>> Start Entries supplied

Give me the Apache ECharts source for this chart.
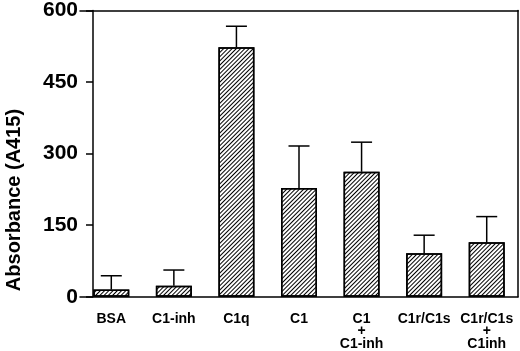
<!DOCTYPE html>
<html>
<head>
<meta charset="utf-8">
<script src="https://cdn.jsdelivr.net/npm/echarts@6/dist/echarts.min.js"></script>
<style>
  html, body { margin: 0; padding: 0; background: #fff; }
  #chart { width: 520px; height: 351px; }
</style>
</head>
<body>
<div id="chart"></div>
<script>
// 样品类别
const categories = ["BSA", "C1-inh", "C1q", "C1", "C1\n+\nC1-inh", "C1r/C1s", "C1r/C1s\n+\nC1inh"];
// 吸光度均值
const values = [15, 23, 523, 228, 262, 91, 114];
// 误差（仅向上）
const errors = [29, 33, 44, 88, 62, 38, 54];
const yTicks = [0, 150, 300, 450, 600];
const yTitle = "Absorbance (A415)";

const chart = echarts.init(document.getElementById("chart"));

const option = {
  backgroundColor: "#fff",
  animation: false,
  graphic: [
    {
      type: "text",
      x: 14,
      y: 200,
      rotation: Math.PI / 2,
      style: {
        text: yTitle,
        fill: "#000",
        font: "bold 20px 'Liberation Sans'",
        align: "center",
        verticalAlign: "middle",
      },
    },
  ],
  grid: { left: 80, right: 2, top: 10, bottom: 53 },
  xAxis: [
    {
      type: "category",
      data: categories,
      axisLine: { onZero: false, lineStyle: { color: "#000", width: 1.5 } },
      axisTick: { show: false },
      axisLabel: {
        color: "#000",
        fontFamily: "Liberation Sans",
        fontWeight: "bold",
        fontSize: 14,
        lineHeight: 12.5,
        margin: 16,
        interval: 0,
      },
    },
    {
      type: "category",
      position: "top",
      data: categories,
      axisLine: { onZero: false, lineStyle: { color: "#000", width: 1.5 } },
      axisTick: { show: false },
      axisLabel: { show: false },
    },
  ],
  yAxis: [
    {
      type: "value",
      min: yTicks[0],
      max: yTicks[yTicks.length - 1],
      interval: 150,
      offset: -13,
      axisLine: { show: true, lineStyle: { color: "#000", width: 1.5 } },
      axisTick: { show: true, length: 7, lineStyle: { color: "#000", width: 1.5 } },
      axisLabel: {
        color: "#000",
        fontFamily: "Liberation Sans",
        fontWeight: "bold",
        fontSize: 21,
        margin: 15,
      },
      splitLine: { show: false },
    },
    {
      type: "value",
      position: "right",
      min: 0,
      max: 600,
      interval: 150,
      axisLine: { show: true, lineStyle: { color: "#000", width: 1.5 } },
      axisTick: { show: false },
      axisLabel: { show: false },
      splitLine: { show: false },
    },
  ],
  series: [
    {
      type: "bar",
      data: values,
      barWidth: 36,
      itemStyle: {
        color: "#fff",
        borderColor: "#000",
        borderWidth: 1.5,
        decal: {
          symbol: "rect",
          color: "#000",
          dashArrayX: [1, 0],
          dashArrayY: [1, 1.8],
          rotation: -Math.PI / 4,
        },
      },
    },
    {
      type: "custom",
      data: values.map((v, i) => [i, v, v + errors[i]]),
      renderItem: function (params, api) {
        const base = api.coord([api.value(0), api.value(1)]);
        const top = api.coord([api.value(0), api.value(2)]);
        const half = 10.5;
        const style = { stroke: "#000", lineWidth: 1.5 };
        return {
          type: "group",
          children: [
            { type: "line", shape: { x1: base[0], y1: base[1], x2: top[0], y2: top[1] }, style: style },
            { type: "line", shape: { x1: top[0] - half, y1: top[1], x2: top[0] + half, y2: top[1] }, style: style },
          ],
        };
      },
      z: 3,
    },
  ],
};

chart.setOption(option);
</script>
</body>
</html>
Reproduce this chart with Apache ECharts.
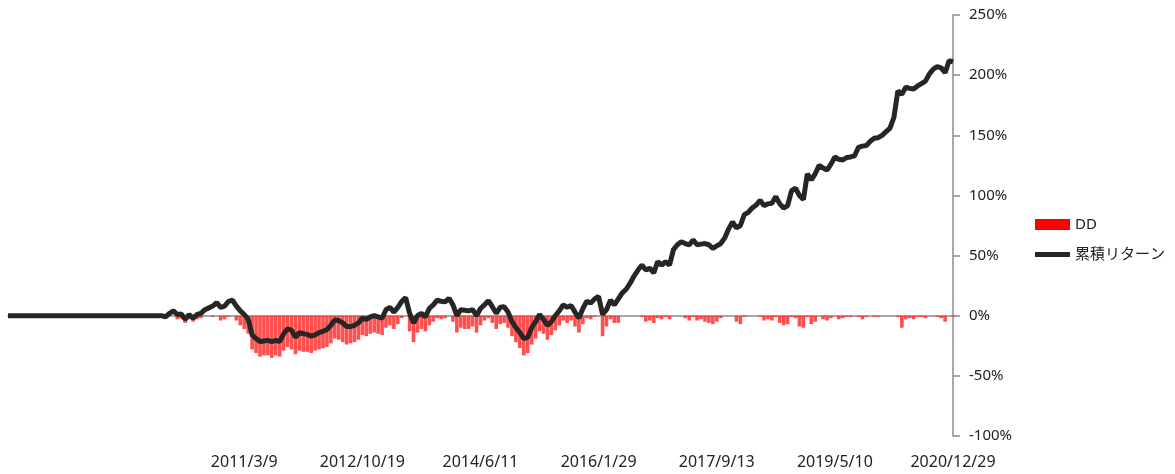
<!DOCTYPE html>
<html lang="ja">
<head>
    <meta charset="UTF-8">
    <title>累積リターン</title>
    <style>
        html, body { margin: 0; padding: 0; background: #fff; }
        #main { width: 1175px; height: 474px; }
    </style>
</head>
<body>
    <div id="main"></div>
    <script src="https://cdn.jsdelivr.net/npm/echarts@6/dist/echarts.min.js"></script>
    <script type="text/javascript">
        // date labels shown every 30 points (first two slots have no date)
        var tickDates = ['', '', '2011/3/9', '2012/10/19', '2014/6/11', '2016/1/29', '2017/9/13', '2019/5/10', '2020/12/29'];

        // cumulative return (%)
        var cumReturn = [
            0, 0, 0, 0, 0, 0, 0, 0, 0, 0, 0, 0, 0, 0, 0, 0, 0, 0, 0, 0,
            0, 0, 0, 0, 0, 0, 0, 0, 0, 0, 0, 0, 0, 0, 0, 0, 0, 0, 0, 0,
            -1, 2, 4, 1, 1.5, -3, 1, -2, 1, 2,
            5, 6.5, 8, 11, 7, 8, 12, 13, 8, 4,
            1, -3, -16, -19, -21.5, -21, -20.5, -21.5, -20.5, -21.5,
            -15, -11, -12, -18, -14, -15, -15.5, -17, -16, -14,
            -13, -11.5, -8, -3.5, -4, -6, -9, -9, -8, -6,
            -2, -3, -1, 0, -1, -2, 5, 7, 3, 7,
            12, 15, 2, -6, 0, 2, -1, 6, 9, 13,
            12, 11.5, 14.5, 9, 0, 5, 4.5, 4, 5, 0,
            6, 9, 12.5, 7.5, 2, 7, 7.5, 3, -5, -10,
            -14, -19, -18, -10, -5, 1, -3, -8, -5, 0,
            4, 9, 7, 8.5, 3, -2, 6, 12, 10.5, 14,
            16, 1, 5, 13, 9, 14, 19, 22, 27, 33,
            38, 42, 38, 39.5, 35.5, 45, 42, 45, 42, 55,
            59, 61.5, 60, 58.8, 63, 59, 59.5, 60, 59, 56,
            58, 60, 64.5, 72, 78, 73, 75, 84, 86, 89.5,
            92, 96, 91.5, 93, 93.5, 99, 93, 89.5, 91.5, 104,
            106, 100, 96.5, 118, 113, 118, 125, 123, 121, 126,
            132, 130, 129.5, 131.5, 132, 133, 140, 141, 141.5, 145,
            147.5, 148, 150, 153, 156, 165, 187, 184, 190, 189,
            188.5, 191, 193, 195, 201, 205, 207, 206, 202, 212,
            211
        ];

        // drawdown (%)
        var drawdown = [
            0, 0, 0, 0, 0, 0, 0, 0, 0, 0, 0, 0, 0, 0, 0, 0, 0, 0, 0, 0,
            0, 0, 0, 0, 0, 0, 0, 0, 0, 0, 0, 0, 0, 0, 0, 0, 0, 0, 0, 0,
            -1, 0, 0, -3, -2.5, -6, -3, -5, -3, -2,
            0, 0, -1, 0, -4, -3, -1, 0, -4, -8,
            -11, -15, -28, -31, -34, -33, -33, -35, -33, -34,
            -29, -26, -28, -32, -29, -30, -30, -31, -29, -28,
            -27, -26, -23, -19, -20, -22, -24, -23, -22, -20,
            -16, -17, -15, -14, -15, -16, -10, -8, -11, -7,
            -2, 0, -13, -22, -14, -11, -13, -8, -5, -2,
            -3, -2, 0, -5, -14, -10, -11, -11, -9, -14,
            -8, -4, -2, -6, -11, -7, -6, -10, -17, -22,
            -27, -33, -31, -24, -19, -13, -15, -20, -16, -12,
            -8, -4, -6, -4, -9, -14, -7, -2, -3, -1,
            0, -17, -9, -3, -6, -6, 0, 0, 0, 0,
            0, -1, -5, -4, -6, -2, -3, -1, -3, 0,
            0, 0, -2, -4, -1, -4, -3, -5, -6, -7,
            -5, -2, 0, 0, 0, -5, -7, -1, 0, 0,
            0, -1, -4, -3, -4, -1, -6, -8, -7, -1,
            -2, -9, -10, -1, -7, -5, 0, -3, -4, -2,
            0, -3, -2, -1, -1, 0, -1, -3, -1, 0,
            -1, -1, 0, 0, 0, 0, -1, -10, -3, -2,
            -3, -1, -1, -2, 0, 0, -1, -2, -5, 0,
            -1
        ];

        var categories = cumReturn.map(function (v, i) { return i; });

        var labelFont = 'Noto Sans, Noto Sans CJK JP, sans-serif';

        var myChart = echarts.init(document.getElementById('main'));
        var option = {
            animation: false,
            grid: { left: 8, right: 222, top: 15, bottom: 38 },
            legend: {
                orient: 'vertical',
                left: 1030,
                top: 212,
                itemWidth: 35,
                itemHeight: 11,
                itemGap: 15,
                itemStyle: {},
                textStyle: { fontSize: 15, color: '#222', fontFamily: labelFont },
                data: [
                    { name: 'DD', icon: 'rect', itemStyle: { color: '#ff0000', opacity: 1 } },
                    { name: '累積リターン', icon: 'path://M0,0H35V5H0Z', itemStyle: { color: '#262626' } }
                ]
            },
            xAxis: [{
                type: 'category',
                data: categories,
                boundaryGap: false,
                axisLine: { onZero: true, lineStyle: { color: '#8c8c8c', width: 1.5 } },
                axisTick: { show: false },
                axisLabel: { show: false }
            }, {
                type: 'category',
                data: categories,
                position: 'bottom',
                boundaryGap: false,
                axisLine: { show: false, onZero: false },
                axisTick: { show: false },
                axisLabel: {
                    interval: 0,
                    margin: 18,
                    fontSize: 16,
                    color: '#222',
                    fontFamily: labelFont,
                    formatter: function (value, idx) {
                        return idx % 30 === 0 ? tickDates[idx / 30] : '';
                    }
                }
            }],
            yAxis: {
                type: 'value',
                position: 'right',
                min: -100,
                max: 250,
                interval: 50,
                splitLine: { show: false },
                axisLine: { show: true, lineStyle: { color: '#8c8c8c', width: 1.5 } },
                axisTick: { show: true, length: 7, lineStyle: { color: '#8c8c8c', width: 1.5 } },
                axisLabel: {
                    margin: 16,
                    fontSize: 15,
                    color: '#222',
                    fontFamily: labelFont,
                    formatter: '{value}%'
                }
            },
            series: [{
                name: 'DD',
                type: 'bar',
                data: drawdown,
                barCategoryGap: '8%',
                itemStyle: { color: '#ff3030', opacity: 0.85 }
            }, {
                name: '累積リターン',
                type: 'line',
                data: cumReturn,
                symbol: 'none',
                z: 5,
                lineStyle: { color: '#262626', width: 5 },
                itemStyle: { color: '#262626' }
            }]
        };
        myChart.setOption(option);
    </script>
</body>
</html>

>> End Entries supplied

▶ _What the task requires_: Above are the records. Copy every line in them holding "this".

▶ _Correct output_:
Give me the Apache ECharts source for this chart.
Reproduce this chart with Apache ECharts.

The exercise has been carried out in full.